Gingrich: Time to Throw Out the Elites

Written by Noah Kristula-Green on Saturday September 18, 2010

At the Values Voter Summit, former House speaker Newt Gingrich argued that the greatest threat to America came from establishment elites.

At the Values Voter Summit, Newt Gingrich, the former House Speaker, argued that the greatest threat to America came from establishment elites. Gingrich warned with a straight face that the elites in Washington D.C. behave like Soviet occupiers, that they will allow sharia law to be imposed on America, and that elites in the media were working to suppress the opposition.

The message of Gingrich’s speech was: I’m not an elite, really! He wasted no time trying to establish his “grassroots” credentials, praising Sarah Palin and Jim DeMint, predicting that Christine O’Donnell was going to win her race, and even offering free advice on how to conduct campaign messaging “[Her Opponent] is the candidate of food stamps, she is the candidate of paychecks.”

But Gingrich doesn’t want to just play catch-up with Palin and DeMint, he wants to run for president so he needs to practice trying to connect with the audience with his own material. The problem is that Newt seems to have trouble suppressing his wonkyness. He spoke about the idea that “There are more of us then there are of them”, a quote that O’Donnell and other Tea Partiers invoke to argue that they are America’s true majority.

Newt agrees with this, but rather than just evoke the constitution, he embraces his inner policy wonk. A week ago, he endorsed Dinesh D’Souzza’s theory about Obama’s “anti-colonial world view.” At the Values Voter Summit, he endorsed Arthur Brooks book, “The Battle” which Gingrich says proves that there is a culture war being waged by a tiny elite (who don’t believe in capitalism) against the vast majority of freedom loving Americans.
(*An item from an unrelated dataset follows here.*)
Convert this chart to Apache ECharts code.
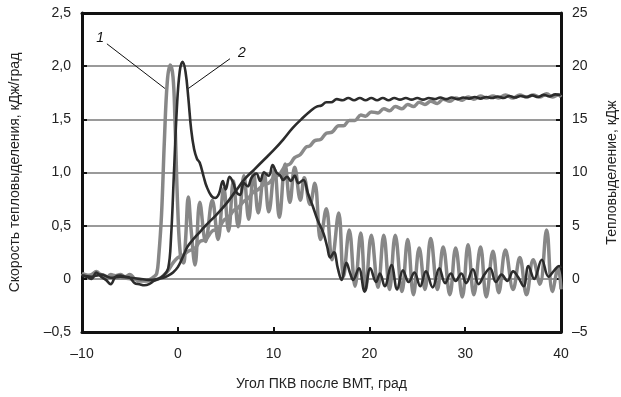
<!DOCTYPE html>
<html><head><meta charset="utf-8">
<script src="https://cdn.jsdelivr.net/npm/echarts@6/dist/echarts.min.js"></script>
<style>html,body{margin:0;padding:0;background:#fff;overflow:hidden;width:621px;height:397px}#c{width:621px;height:397px;position:absolute;left:0;top:0}</style>
</head><body><div id="c"></div>
<script>
// x tick labels / axis ranges
const xTicks = [-10, 0, 10, 20, 30, 40];
const leftTicks = [-0.5, 0, 0.5, 1.0, 1.5, 2.0, 2.5];
const rightTicks = [-5, 0, 5, 10, 15, 20, 25];
const xTitle = 'Угол ПКВ после ВМТ, град';
const leftTitle = 'Скорость тепловыделения, кДж/град';
const rightTitle = 'Тепловыделение, кДж';

// Curve 1 (gray): heat release rate, kJ/deg
const rate1 = [[-10,0.05],[-9.5,0.03],[-9,0.04],[-8.5,0.07],[-8,0.03],[-7.5,0.0],[-7,0.04],[-6.5,0.03],[-6,0.04],[-5.5,0.02],[-5,0.04],[-4.5,0.0],[-4,-0.02],[-3.5,-0.02],[-3,-0.01],[-2.5,0.02],[-2.2,0.05],[-2.0,0.2],[-1.7,0.6],[-1.4,1.3],[-1.1,1.85],[-0.8,2.01],[-0.5,1.9],[-0.3,1.5],[0.0,0.65],[0.3,0.2],[0.6,0.15],[0.8,0.35],[1.1,0.77],[1.4,0.45],[1.8,0.13],[2.3,0.72],[2.9,0.35],[3.6,0.74],[4.2,0.37],[4.8,0.85],[5.3,0.45],[5.8,0.92],[6.3,0.49],[6.9,0.97],[7.4,0.56],[7.9,1.0],[8.4,0.62],[9.0,1.0],[9.5,0.63],[10.1,1.03],[10.6,0.58],[11.2,1.08],[11.7,0.72],[12.2,1.05],[12.8,0.74],[13.2,0.95],[13.8,0.7],[14.3,0.9],[14.9,0.37],[15.5,0.66],[16.1,0.18],[16.8,0.62],[17.3,0.02],[17.9,0.46],[18.5,-0.07],[19.1,0.43],[19.6,-0.1],[20.2,0.41],[20.9,-0.08],[21.5,0.41],[22.1,-0.1],[22.7,0.41],[23.4,-0.12],[24.0,0.37],[24.6,-0.15],[25.2,0.29],[25.8,-0.1],[26.4,0.38],[27.1,-0.1],[27.7,0.30],[28.4,-0.15],[29.0,0.29],[29.7,-0.17],[30.3,0.32],[30.9,-0.15],[31.6,0.30],[32.2,-0.17],[32.9,0.26],[33.5,-0.13],[34.2,0.27],[35.0,-0.1],[35.7,0.2],[36.4,-0.15],[37.1,0.18],[37.8,-0.05],[38.5,0.46],[39.1,-0.12],[39.7,0.1],[40,-0.1]];

// Curve 2 (dark): heat release rate, kJ/deg
const rate2 = [[-10,0.03],[-9.5,0.02],[-9,0.0],[-8.5,0.06],[-8,0.02],[-7.5,-0.01],[-7,-0.05],[-6.5,0.02],[-6,0.03],[-5.5,0.02],[-5,0.01],[-4.5,-0.04],[-4,-0.05],[-3.5,-0.06],[-3,-0.05],[-2.5,-0.02],[-2,0.0],[-1.5,0.03],[-1.0,0.1],[-0.7,0.4],[-0.4,1.0],[-0.1,1.6],[0.2,1.95],[0.5,2.04],[0.8,1.95],[1.1,1.7],[1.4,1.4],[1.7,1.22],[2.0,1.13],[2.3,1.09],[2.7,0.96],[3.0,0.87],[3.5,0.78],[3.9,0.76],[4.3,0.8],[4.7,0.92],[5.0,0.84],[5.4,0.96],[5.8,0.9],[6.1,0.82],[6.5,0.79],[6.9,0.9],[7.3,0.87],[7.7,0.95],[8.2,0.99],[8.6,0.92],[9.0,1.0],[9.5,0.97],[9.9,1.07],[10.3,1.0],[10.7,0.97],[11.0,0.93],[11.4,0.96],[11.8,0.92],[12.2,0.97],[12.6,0.9],[13.1,0.93],[13.6,0.8],[14.1,0.68],[14.6,0.55],[15.2,0.43],[15.6,0.3],[15.9,0.2],[16.3,0.25],[16.7,0.1],[17.1,-0.01],[17.6,0.15],[18.0,0.05],[18.3,-0.01],[18.9,0.1],[19.5,-0.12],[20.1,0.1],[20.7,-0.03],[21.1,0.05],[21.6,-0.07],[22.3,0.13],[22.9,-0.1],[23.5,0.08],[24.1,-0.03],[24.7,0.06],[25.3,-0.07],[25.9,0.07],[26.6,-0.08],[27.3,0.1],[27.9,-0.04],[28.5,0.05],[29.0,-0.02],[29.6,0.05],[30.1,-0.04],[30.8,0.09],[31.4,-0.05],[32.0,0.04],[32.6,0.1],[33.2,-0.03],[33.8,0.04],[34.4,-0.02],[35.0,0.07],[35.5,0.02],[36.1,-0.07],[36.6,0.12],[37.2,0.0],[38.0,0.18],[38.7,0.02],[39.3,0.08],[39.8,0.12],[40,0.1]];

// Curve 1 (gray): cumulative heat release, kJ
const cum1 = [[-10,0.5],[-9,0.3],[-8,0.4],[-7,0.1],[-6,0.1],[-5,0.0],[-4,-0.1],[-3,-0.2],[-2,0.0],[-1.5,0.3],[-1,0.8],[-0.5,1.5],[0,2.0],[0.5,2.2],[1.1,2.6],[1.8,2.9],[2.3,3.5],[2.9,3.7],[3.6,4.5],[4.2,4.7],[4.8,5.5],[5.3,5.8],[5.8,6.4],[6.3,6.7],[6.9,7.3],[7.4,7.6],[7.9,8.2],[8.4,8.4],[9.0,8.9],[9.5,9.0],[10.1,9.6],[10.6,9.8],[11.2,10.6],[11.7,10.8],[12.2,11.4],[12.8,11.7],[13.4,12.4],[13.8,12.5],[14.3,13.0],[14.9,13.1],[15.5,13.7],[16.1,13.8],[16.8,14.4],[17.3,14.4],[17.9,14.9],[18.5,14.9],[19.1,15.4],[19.6,15.3],[20.2,15.7],[20.9,15.6],[21.5,16.0],[22.1,15.8],[22.7,16.2],[23.4,16.0],[24.0,16.4],[24.6,16.2],[25.2,16.6],[25.8,16.4],[26.4,16.7],[27.1,16.5],[27.7,16.9],[28.4,16.7],[29.0,17.0],[29.7,16.8],[30.3,17.1],[30.9,16.9],[31.6,17.2],[32.2,17.0],[32.9,17.2],[33.5,17.0],[34.2,17.3],[35.0,17.0],[35.7,17.3],[36.4,17.1],[37.1,17.3],[37.8,17.1],[38.5,17.4],[39.1,17.1],[39.7,17.3],[40,17.1]];

// Curve 2 (dark): cumulative heat release, kJ
const cum2 = [[-10,0.3],[-9,0.2],[-8,0.4],[-7,0.1],[-6,0.2],[-5,0.1],[-4,0.0],[-3,-0.1],[-2,0.0],[-1.5,0.1],[-1,0.3],[-0.5,0.6],[0,1.1],[0.5,2.0],[1,3.0],[1.5,3.6],[2,4.1],[2.5,4.6],[3,5.1],[4,6.0],[5,7.0],[6,8.2],[7,9.4],[8,10.3],[9,11.2],[10,12.1],[11,13.1],[12,14.2],[13,15.1],[14,15.9],[14.5,16.2],[15,16.3],[15.5,16.6],[16,16.6],[16.6,16.9],[17.2,16.8],[17.8,17.0],[18.4,16.8],[19.0,17.0],[19.6,16.8],[20.2,17.0],[20.8,16.8],[21.4,17.0],[22.0,16.8],[22.6,17.0],[23.2,16.85],[23.8,17.0],[24.4,16.85],[25.0,17.0],[25.6,16.85],[26.2,17.0],[26.8,16.9],[27.4,17.05],[28.0,16.9],[28.6,17.05],[29.2,16.9],[29.8,17.05],[30.4,16.95],[31.0,17.1],[31.6,16.95],[32.2,17.1],[32.8,17.0],[33.4,17.15],[34.0,17.0],[34.6,17.2],[35.2,17.05],[35.8,17.2],[36.4,17.1],[37.0,17.25],[37.6,17.1],[38.2,17.3],[38.8,17.15],[39.4,17.35],[40,17.3]];

// Curve labels (data coords on left axis)
const curveLabels = ['1', '2'];
const labelAnchors = [[-8.1, 2.26], [6.7, 2.12]];
const leaderLines = [[[-7.4, 2.21], [-1.34, 1.79]], [[5.45, 2.07], [1.1, 1.79]]];

const FONT = '"Liberation Sans", Arial, sans-serif';
const fmt = v => {
  const s = (Math.abs(v) < 1e-9) ? '0' : (Number.isInteger(v) ? String(Math.abs(v)) : Math.abs(v).toFixed(1).replace('.', ','));
  return (v < -1e-9 ? '–' : '') + s;
};
const fmtL = v => {
  if (Math.abs(v) < 1e-9) return '0';
  return (v < 0 ? '–' : '') + Math.abs(v).toFixed(1).replace('.', ',');
};

const chart = echarts.init(document.getElementById('c'), null, {renderer: 'canvas', width: 621, height: 397});
const labelStyle = {color: '#222', fontSize: 14, fontFamily: FONT};
const blackLine = {show: true, onZero: false, lineStyle: {color: '#111', width: 3}};
const inTick = {show: true, inside: true, length: 5, lineStyle: {color: '#111', width: 2}};
chart.setOption({
  animation: false,
  backgroundColor: '#fff',
  grid: {left: 82, right: 60, top: 13, bottom: 65, show: false, containLabel: false, outerBoundsMode: 'none'},
  xAxis: [{
    type: 'value', min: xTicks[0], max: xTicks[xTicks.length - 1], interval: 10, position: 'bottom',
    name: xTitle, nameLocation: 'middle', nameGap: 45,
    nameTextStyle: {color: '#222', fontSize: 14, fontFamily: FONT},
    axisLine: blackLine, axisTick: inTick,
    axisLabel: Object.assign({margin: 15, formatter: fmt}, labelStyle),
    splitLine: {show: false}
  }, {
    type: 'value', min: xTicks[0], max: xTicks[xTicks.length - 1], interval: 10, position: 'top',
    axisLine: blackLine, axisTick: {show: false}, axisLabel: {show: false}, splitLine: {show: false}
  }],
  yAxis: [{
    type: 'value', min: leftTicks[0], max: leftTicks[leftTicks.length - 1], interval: 0.5, position: 'left',
    name: leftTitle, nameLocation: 'middle', nameGap: 60,
    nameTextStyle: {color: '#222', fontSize: 14, fontFamily: FONT},
    axisLine: blackLine, axisTick: inTick,
    axisLabel: Object.assign({margin: 11, formatter: fmtL}, labelStyle),
    splitLine: {show: true, showMinLine: false, showMaxLine: false, lineStyle: {color: '#9a9a9a', width: 2}}
  }, {
    type: 'value', min: rightTicks[0], max: rightTicks[rightTicks.length - 1], interval: 5, position: 'right',
    name: rightTitle, nameLocation: 'middle', nameGap: 44, nameRotate: 90,
    nameTextStyle: {color: '#222', fontSize: 14, fontFamily: FONT},
    axisLine: blackLine, axisTick: inTick,
    axisLabel: Object.assign({margin: 11, formatter: fmt}, labelStyle),
    splitLine: {show: false}
  }],
  series: [
    {type: 'line', name: 'rate1', data: rate1, yAxisIndex: 0, smooth: 0.4, symbol: 'none', z: 2,
     lineStyle: {color: '#878787', width: 3.5},
     markLine: {silent: true, symbol: 'none', label: {show: false}, lineStyle: {color: '#111', width: 1, type: 'solid'},
       data: leaderLines.map(l => [{coord: l[0]}, {coord: l[1]}])},
     markPoint: {silent: true, symbol: 'circle', symbolSize: 0,
       data: curveLabels.map((t, i) => ({coord: labelAnchors[i], value: t,
         label: {show: true, formatter: t, color: '#111', fontSize: 14, fontStyle: 'italic', fontFamily: FONT,
           backgroundColor: i === 1 ? '#fff' : 'transparent', padding: [1, 3]}}))}},
    {type: 'line', name: 'cum1', data: cum1, yAxisIndex: 1, smooth: 0.4, symbol: 'none', z: 3,
     lineStyle: {color: '#8a8a8a', width: 3.5}},
    {type: 'line', name: 'rate2', data: rate2, yAxisIndex: 0, smooth: 0.4, symbol: 'none', z: 4,
     lineStyle: {color: '#2c2c2c', width: 2.6}},
    {type: 'line', name: 'cum2', data: cum2, yAxisIndex: 1, smooth: 0.4, symbol: 'none', z: 5,
     lineStyle: {color: '#2c2c2c', width: 2.6}}
  ]
});
</script></body></html>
Gingrich also said we need to “go back to the moral case for free enterprise.” While Gingrich said he was invoking Adam Smith’s “theory of moral sentiments”, intentionally or not, Gingrich is making an argument that is identical to one Ayn Rand made: that capitalism must be defended on moral grounds.

In his speech, Gingrich spent some time on healthcare. He said that Kathleen Sebelius behaves in the spirit of the Soviet occupiers of Poland and that she should resign. But the meat of his speech would focus on the national security issues that he has been in the news for.

Newt argued that the “thought police” in the media had been working to suppress and twist his message on the “ground zero” mosque. In addition to being “totally opposed to any effort to impose sharia” in the United States, Newt felt the need to go one step further and call for a law to preemptively ban the recognition and practice of sharia law within the United States.

Gingrich also spoke about the three near-misses on domestic terrorism that have occurred on Obama’s watch: the Fort Hood shooting, the Christmas Day underwear bomber, and the Times Square bomber. The security component here was something he felt very comfortable talking about, and tied all these near masses back to the disconnect and apathy of the elites.

After his speech, it felt appropriate that Gingrich would end on two very ironic notes. He first pointed out that if all the grassroots candidates that the Tea Party backed win their general election, and get supported in future election cycles, they will eventually become the new elites. The Tea Party may discover that policy is not black and white when they have to start making it. He finally ended with a dream that the Democrats would lose the election and go into retirement to write their memoirs. As Gingrich noted, those who fail have the dignity to retire and make money on talk shows and as commentators. Gingrich would know.